● **Problem to solve**
Using the data below, copy every line that contains the word "code".

● **Source excerpt**
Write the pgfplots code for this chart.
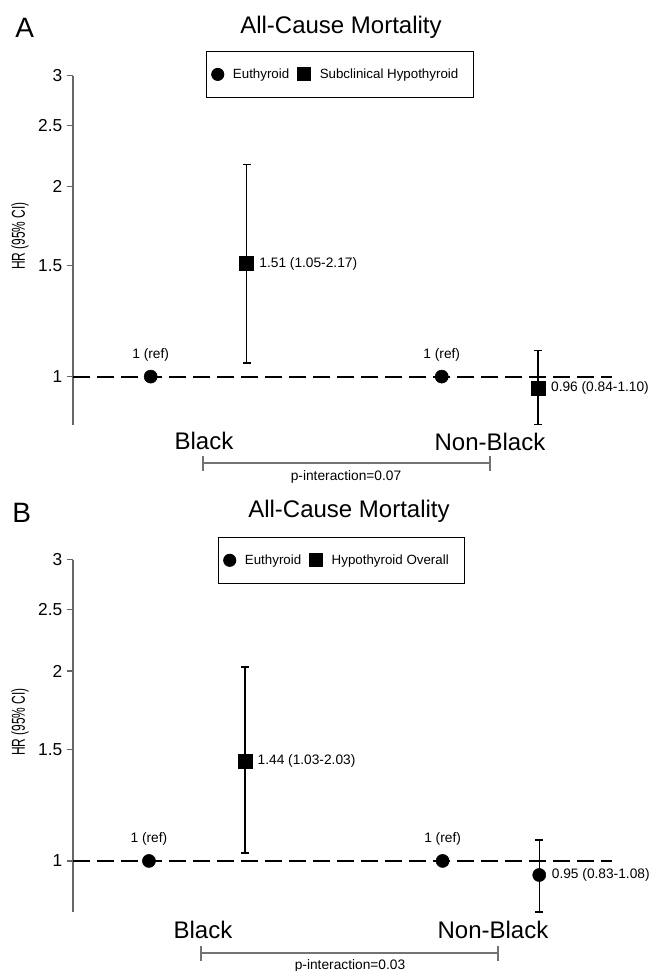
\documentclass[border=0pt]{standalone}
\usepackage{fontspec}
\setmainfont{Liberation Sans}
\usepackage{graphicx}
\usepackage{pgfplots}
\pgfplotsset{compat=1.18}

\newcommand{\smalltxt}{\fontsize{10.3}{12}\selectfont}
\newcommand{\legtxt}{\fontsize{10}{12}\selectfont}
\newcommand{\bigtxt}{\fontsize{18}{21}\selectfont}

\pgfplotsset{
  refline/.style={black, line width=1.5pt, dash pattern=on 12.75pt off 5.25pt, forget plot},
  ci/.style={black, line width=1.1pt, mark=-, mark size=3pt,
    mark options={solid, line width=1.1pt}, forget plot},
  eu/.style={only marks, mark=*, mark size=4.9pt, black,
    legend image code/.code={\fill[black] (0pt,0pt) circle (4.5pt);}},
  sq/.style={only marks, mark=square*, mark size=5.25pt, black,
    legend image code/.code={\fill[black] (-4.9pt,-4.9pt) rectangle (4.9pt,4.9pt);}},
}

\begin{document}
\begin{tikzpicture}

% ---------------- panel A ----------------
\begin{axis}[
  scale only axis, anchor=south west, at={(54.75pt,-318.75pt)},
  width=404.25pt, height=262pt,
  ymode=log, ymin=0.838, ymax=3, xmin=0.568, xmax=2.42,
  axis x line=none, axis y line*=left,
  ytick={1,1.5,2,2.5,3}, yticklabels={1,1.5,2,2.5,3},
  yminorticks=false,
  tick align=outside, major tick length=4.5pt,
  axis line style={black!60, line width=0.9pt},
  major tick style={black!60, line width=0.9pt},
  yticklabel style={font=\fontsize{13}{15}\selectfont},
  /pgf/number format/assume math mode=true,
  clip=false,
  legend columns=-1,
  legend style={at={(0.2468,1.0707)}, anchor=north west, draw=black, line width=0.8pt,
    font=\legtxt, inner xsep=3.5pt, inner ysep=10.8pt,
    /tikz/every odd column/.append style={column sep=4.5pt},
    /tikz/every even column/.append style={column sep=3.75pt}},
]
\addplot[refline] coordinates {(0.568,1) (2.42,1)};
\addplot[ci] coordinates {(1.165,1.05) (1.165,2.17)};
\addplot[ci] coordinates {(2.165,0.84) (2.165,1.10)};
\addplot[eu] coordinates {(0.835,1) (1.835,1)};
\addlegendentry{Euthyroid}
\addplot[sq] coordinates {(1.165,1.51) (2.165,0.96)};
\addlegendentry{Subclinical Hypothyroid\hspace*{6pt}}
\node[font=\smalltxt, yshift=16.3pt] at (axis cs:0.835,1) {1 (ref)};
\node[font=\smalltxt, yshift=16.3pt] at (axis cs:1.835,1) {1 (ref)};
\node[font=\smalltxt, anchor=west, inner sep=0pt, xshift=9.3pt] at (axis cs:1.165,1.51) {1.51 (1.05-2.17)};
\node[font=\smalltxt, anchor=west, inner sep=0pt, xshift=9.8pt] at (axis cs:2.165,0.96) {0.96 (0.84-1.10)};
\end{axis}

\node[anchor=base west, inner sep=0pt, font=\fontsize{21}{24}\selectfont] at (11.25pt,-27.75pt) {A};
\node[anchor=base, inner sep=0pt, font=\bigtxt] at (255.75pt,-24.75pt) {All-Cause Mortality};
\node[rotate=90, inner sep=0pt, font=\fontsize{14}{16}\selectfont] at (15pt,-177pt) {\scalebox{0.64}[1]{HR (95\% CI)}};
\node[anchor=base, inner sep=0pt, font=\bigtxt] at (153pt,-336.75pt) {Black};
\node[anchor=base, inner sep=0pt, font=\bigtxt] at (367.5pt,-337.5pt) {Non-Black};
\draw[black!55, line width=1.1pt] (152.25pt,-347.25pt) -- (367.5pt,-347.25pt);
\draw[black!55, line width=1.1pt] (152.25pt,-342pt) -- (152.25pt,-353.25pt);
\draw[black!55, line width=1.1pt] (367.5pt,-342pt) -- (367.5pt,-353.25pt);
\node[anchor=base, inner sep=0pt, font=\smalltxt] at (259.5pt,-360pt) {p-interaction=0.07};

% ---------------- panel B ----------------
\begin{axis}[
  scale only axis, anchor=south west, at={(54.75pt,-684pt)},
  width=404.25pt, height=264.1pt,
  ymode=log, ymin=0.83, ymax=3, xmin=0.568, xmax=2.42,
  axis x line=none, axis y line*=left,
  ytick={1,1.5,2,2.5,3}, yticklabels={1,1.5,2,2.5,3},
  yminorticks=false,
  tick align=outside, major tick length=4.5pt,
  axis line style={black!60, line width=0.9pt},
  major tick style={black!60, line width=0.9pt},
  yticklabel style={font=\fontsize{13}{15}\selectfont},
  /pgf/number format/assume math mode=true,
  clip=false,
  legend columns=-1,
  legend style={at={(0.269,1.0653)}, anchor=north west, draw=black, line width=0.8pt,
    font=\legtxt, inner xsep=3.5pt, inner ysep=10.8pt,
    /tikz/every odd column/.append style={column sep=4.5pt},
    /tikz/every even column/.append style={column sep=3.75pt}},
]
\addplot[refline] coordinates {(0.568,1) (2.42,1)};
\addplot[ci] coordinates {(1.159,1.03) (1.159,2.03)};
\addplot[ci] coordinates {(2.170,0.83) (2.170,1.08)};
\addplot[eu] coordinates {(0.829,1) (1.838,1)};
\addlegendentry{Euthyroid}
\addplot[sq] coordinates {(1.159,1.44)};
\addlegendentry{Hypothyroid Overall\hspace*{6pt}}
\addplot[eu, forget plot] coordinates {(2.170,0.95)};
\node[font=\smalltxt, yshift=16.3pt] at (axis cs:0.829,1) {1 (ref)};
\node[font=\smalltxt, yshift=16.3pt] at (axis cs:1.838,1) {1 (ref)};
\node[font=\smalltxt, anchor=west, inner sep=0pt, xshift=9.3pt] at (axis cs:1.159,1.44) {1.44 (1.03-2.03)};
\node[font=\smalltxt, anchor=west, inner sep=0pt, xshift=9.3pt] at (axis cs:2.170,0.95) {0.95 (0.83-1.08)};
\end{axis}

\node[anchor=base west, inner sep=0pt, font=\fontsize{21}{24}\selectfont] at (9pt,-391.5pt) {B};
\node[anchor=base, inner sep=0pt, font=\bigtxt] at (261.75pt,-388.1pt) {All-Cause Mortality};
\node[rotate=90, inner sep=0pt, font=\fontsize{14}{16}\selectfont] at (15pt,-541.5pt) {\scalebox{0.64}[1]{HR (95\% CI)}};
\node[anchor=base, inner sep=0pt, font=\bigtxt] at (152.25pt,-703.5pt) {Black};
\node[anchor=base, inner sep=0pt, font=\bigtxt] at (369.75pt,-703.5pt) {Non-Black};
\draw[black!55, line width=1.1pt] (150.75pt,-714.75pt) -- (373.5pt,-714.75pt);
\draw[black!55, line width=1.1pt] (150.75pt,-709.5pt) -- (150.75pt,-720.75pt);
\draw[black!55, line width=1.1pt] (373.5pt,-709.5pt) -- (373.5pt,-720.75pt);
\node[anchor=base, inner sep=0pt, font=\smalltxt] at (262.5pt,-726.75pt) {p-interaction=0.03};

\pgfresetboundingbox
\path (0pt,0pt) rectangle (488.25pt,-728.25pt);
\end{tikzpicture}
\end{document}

● **Response below**
Write the pgfplots code for this chart.
    legend image code/.code={\fill[black] (0pt,0pt) circle (4.5pt);}},
    legend image code/.code={\fill[black] (-4.9pt,-4.9pt) rectangle (4.9pt,4.9pt);}},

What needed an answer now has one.